Confusion on Nerve of a Category and Segal's model of Classifying spaces

Question

If we have a topological category and the underlying category forgetting the topological structure, are the nerves same. They should be, is what my guess is from the definition of nerve of a category. Then, I have some facts which leads to contradiction (which should not be, thus I am missing something). The facts are below:

(For a category C, classifying space of C is the realization of the nerve of C.)

1. If G is a group consider it a category with the only object is * and set of morphisms is G. Then the nerve of this category has realization K(G,1).

2. If G is a topological group, then the classifying space (for Principal G-bundle) is not always (weakly-)equivalent to K(G,1). For example, take unit circle. They are same (upto weak-equivalence) when G has discrete topology.

3. In the paper of Graeme Segal (https://www.maths.ed.ac.uk/~v1ranick/papers/segalclass.pdf) his model of classifying space (in the sense of principal G-bundles) is in terms of realization of the nerve if the category in 1 (assuming say G is a locally finite CW-complex).

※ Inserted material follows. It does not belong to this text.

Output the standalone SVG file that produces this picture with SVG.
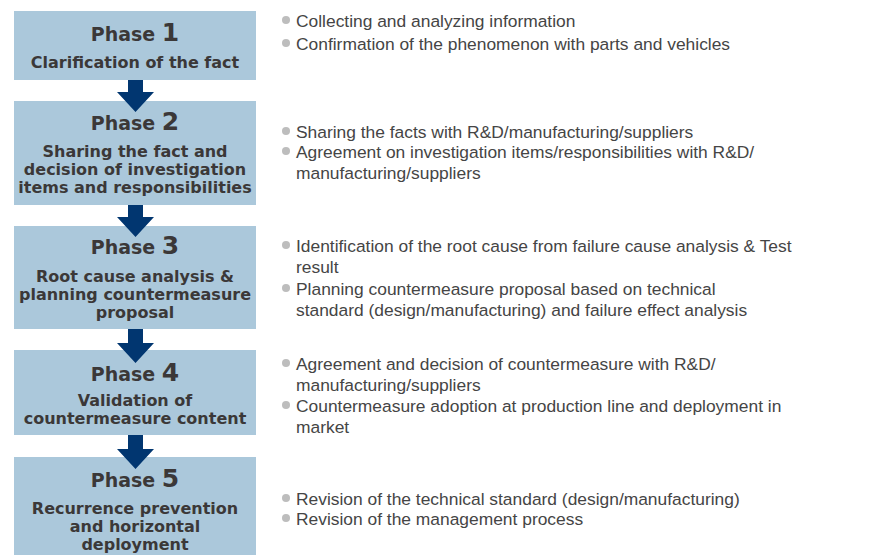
<svg xmlns="http://www.w3.org/2000/svg" width="894" height="555" viewBox="0 0 894 555">
<style>
.box{fill:#abc8db}
.ph{font-family:"DejaVu Sans","Liberation Sans",sans-serif;font-weight:bold;font-size:19px;fill:#3b3838;text-anchor:middle}
.num{font-size:25px}
.t{font-family:"DejaVu Sans","Liberation Sans",sans-serif;font-weight:bold;font-size:16px;fill:#3b3838;text-anchor:middle}
.d{font-family:"Liberation Sans",Arial,sans-serif;font-size:17.4px;fill:#454545;}
.b{fill:#bdbdbd}
.arr{fill:#013670}
</style>
<rect width="894" height="555" fill="#fff"/>
<g id="phase1">
<rect class="box" x="14" y="11" width="242" height="69"/>
<text class="ph" x="135" y="41">Phase <tspan class="num">1</tspan></text>
<text class="t" x="135" y="68">Clarification of the fact</text>
</g>
<g id="phase2">
<rect class="box" x="14" y="101" width="242" height="104"/>
<text class="ph" x="135" y="130">Phase <tspan class="num">2</tspan></text>
<text class="t" x="135" y="157">Sharing the fact and</text>
<text class="t" x="135" y="175">decision of investigation</text>
<text class="t" x="135" y="193">items and responsibilities</text>
</g>
<g id="phase3">
<rect class="box" x="14" y="226" width="242" height="103"/>
<text class="ph" x="135" y="254">Phase <tspan class="num">3</tspan></text>
<text class="t" x="135" y="282">Root cause analysis &amp;</text>
<text class="t" x="135" y="300">planning countermeasure</text>
<text class="t" x="135" y="318">proposal</text>
</g>
<g id="phase4">
<rect class="box" x="14" y="350" width="242" height="85"/>
<text class="ph" x="135" y="381">Phase <tspan class="num">4</tspan></text>
<text class="t" x="135" y="406">Validation of</text>
<text class="t" x="135" y="424">countermeasure content</text>
</g>
<g id="phase5">
<rect class="box" x="14" y="457" width="242" height="98"/>
<text class="ph" x="135" y="487">Phase <tspan class="num">5</tspan></text>
<text class="t" x="135" y="514">Recurrence prevention</text>
<text class="t" x="135" y="532">and horizontal</text>
<text class="t" x="135" y="550">deployment</text>
</g>
<g id="connectors">
<polygon class="arr" points="128,80 143,80 143,92 154,92 135.5,112 117,92 128,92"/>
<polygon class="arr" points="128,205 143,205 143,217 154,217 135.5,237 117,217 128,217"/>
<polygon class="arr" points="128,329 143,329 143,343 154,343 135.5,363 117,343 128,343"/>
<polygon class="arr" points="128,435 143,435 143,449 154,449 135.5,469 117,449 128,449"/>
</g>
<g id="notes">
<circle class="b" cx="286" cy="20" r="4"/>
<text class="d" x="296" y="27">Collecting and analyzing information</text>
<circle class="b" cx="286" cy="43" r="4"/>
<text class="d" x="296" y="50">Confirmation of the phenomenon with parts and vehicles</text>
<circle class="b" cx="286" cy="131" r="4"/>
<text class="d" x="296" y="138">Sharing the facts with R&amp;D/manufacturing/suppliers</text>
<circle class="b" cx="286" cy="151" r="4"/>
<text class="d" x="296" y="158">Agreement on investigation items/responsibilities with R&amp;D/</text>
<text class="d" x="296" y="179">manufacturing/suppliers</text>
<circle class="b" cx="286" cy="245" r="4"/>
<text class="d" x="296" y="252">Identification of the root cause from failure cause analysis &amp; Test</text>
<text class="d" x="296" y="273">result</text>
<circle class="b" cx="286" cy="288" r="4"/>
<text class="d" x="296" y="295">Planning countermeasure proposal based on technical</text>
<text class="d" x="296" y="316">standard (design/manufacturing) and failure effect analysis</text>
<circle class="b" cx="286" cy="363" r="4"/>
<text class="d" x="296" y="370">Agreement and decision of countermeasure with R&amp;D/</text>
<text class="d" x="296" y="391">manufacturing/suppliers</text>
<circle class="b" cx="286" cy="405" r="4"/>
<text class="d" x="296" y="412">Countermeasure adoption at production line and deployment in</text>
<text class="d" x="296" y="433">market</text>
<circle class="b" cx="286" cy="498" r="4"/>
<text class="d" x="296" y="505">Revision of the technical standard (design/manufacturing)</text>
<circle class="b" cx="286" cy="518" r="4"/>
<text class="d" x="296" y="525">Revision of the management process</text>
</g>
</svg>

   Now, any two classifying spaces (in the sense of Principal G-bundle) are weakly equivalent, then 2 gives contradiction to 1 and 3 . I know I am mistaken at some stage. Any help is welcome.

Answer 1

I am sure that Segal does not mean them to be the same. In the cited paper, notice that Segal deliberately mentions "semi-simplicial spaces" (in modern terminology: "simplicial spaces") and their realisations. From that one infers that the nerve of a topological category is a simplicial space. By contrast, the nerve of an ordinary category is a merely a simplicial set, which one may regard as a simplicial space that is degreewise discrete.

Answer 2

No, these two nerves will not be the same. For example, let $G$ be a topological group. We can form its classifying category $BG$, and this is a topological category. If $G^\partial$ denotes the discrete group $G$, because we have a map $G^\partial \rightarrow G$ we get a map of classifying categories $BG^\partial \rightarrow BG$. This is a specific example of your comparison. This will almost never induce an equivalence on nerves.

Concretely, let $G=\mathbb{R}$. Then since the nerve of $BG$ is a model for the classifying space of $\mathbb{R}$, we see that it is contractible since all principal $\mathbb{R}$ bundles are trivial (alternatively you can see it has trivial homotopy groups).

However, $G^\partial = \mathbb{R}^\partial$ has $BG^\partial$ very far from trivial. It's fundamental group is uncountable!